Understand the Brexit Impact on IT

June 24, 2016

Contributor: Heather Pemberton Levy

IT leaders and vendors should take these steps to stay ahead in the wake of the UKs vote to exit the EU.

The U.K.’s referendum vote to leave the European Union (EU) caught many within and outside the U.K. off guard. CIOs and IT leaders, in particular, may wonder how the pending changes in the financial and political landscapes will impact their organizations, vendors, and technology purchases over the coming months. John-David Lovelock, research vice president at Gartner, noted that business discretionary IT investments, which struggled during the run up to the vote, will suffer in the short term and the effects will spread further than Western Europe.

“In the wake of the U.K.’s exit from the EU, some new larger, long-term strategic projects will now be put on pause and likely not restarted until 2017 when the outlook with the U.K. outside the EU becomes clearer,” he said.

Read the Gartner First Take:Brexit Will Disrupt CIO and Vendor Plans Through 2018

Lead and reassure

However, CIOs can take steps to lead their organizations through the uncertain waters ahead to remain competitive and plan for growth, added Mark Raskino, vice president and Gartner Fellow. While U.K. CIOs may expect to see some hiring curtailment over the next few months, they can reach out to personnel to reassure key talent working for them in the U.K. with potential assistance and loyalty bonuses, he said.

Some CIOs should, however, plan alternative strategies in companies that are dependent on EU citizens working for them in the U.K. It’s possible that within the next two years, the U.K. will see a decline in the number of young people moving into the region for employment. For those CIOs in U.K.-based companies with a high dependency on European government contracts, expect difficult business conditions and significant cost-cutting requests.

“ IT vendors should craft messages of hope or help that address data protecting, data location, ongoing support and privacy concerns.”

For IT vendors, Mr. Lovelock suggested that this is a good time to reassure their employee base regarding immediate corporate planning. “Address concerns about office closures and relocations due to the ’leave’ vote,” he said.

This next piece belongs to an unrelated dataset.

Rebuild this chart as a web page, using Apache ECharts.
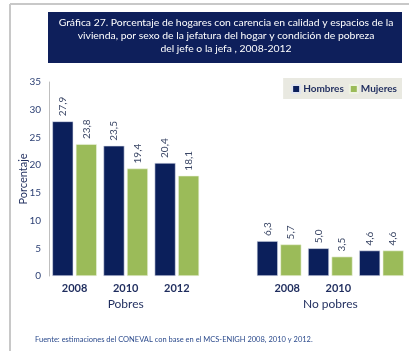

IT vendors should craft messages of hope or help that address data protecting, data location, ongoing support and privacy concerns. They can also create an “Office of Brexit” to watch for impacts of any legislative changes and provide influence where possible.

How great is the risk to IT spending?

U.K. and worldwide impact

With the U.K.’s exit from the EU, and a tremendous amount of political volatility, business confidence erosion and price increases, there will be an impact on the U.K., Western Europe and Worldwide IT Spending.

The current forecast growth for U.K. IT spending is 1.7 percent. The Brexit will drop this figure between 2 and 5 percent. In other words, U.K. IT spending growth will certainly be negative in 2016, Mr. Lovelock said.

A trickledown effect will occur, and IT spending  in Europe will undoubtedly be impacted. Consumer discretionary IT spending, which slowed in the first half of 2016 in the U.K., will not resume its normal pace by the end of 2016, but will last until the first half of 2017. It will spread to most of Western Europe as well.

“ U.K. IT spending growth will certainly be negative in 2016.”

“The time to recover from the drop in the pound that occurred last year was expected to be short with a recovery to 2015 levels by 1Q17,” Mr. Lovelock said. Post Brexit, the pound’s recovery will likely take longer making dollar-denominated IT products and services in the U.K. relatively more expensive for an extended period as technology providers adjust pricing upward to cover costs and protect margins.

Similarly, Western Europe’s estimated 0.2 percent growth rate in 2016 will turn negative. However, the Brexit’s effect will not impact worldwide IT spending growth as deeply, and the current 1.5 percent growth will remain above 1 percent.  

“Maintain your current practices and ongoing strategies,” Mr. Lovelock suggested. “The U.K. has embarked on a process to change, but that change is yet to be defined."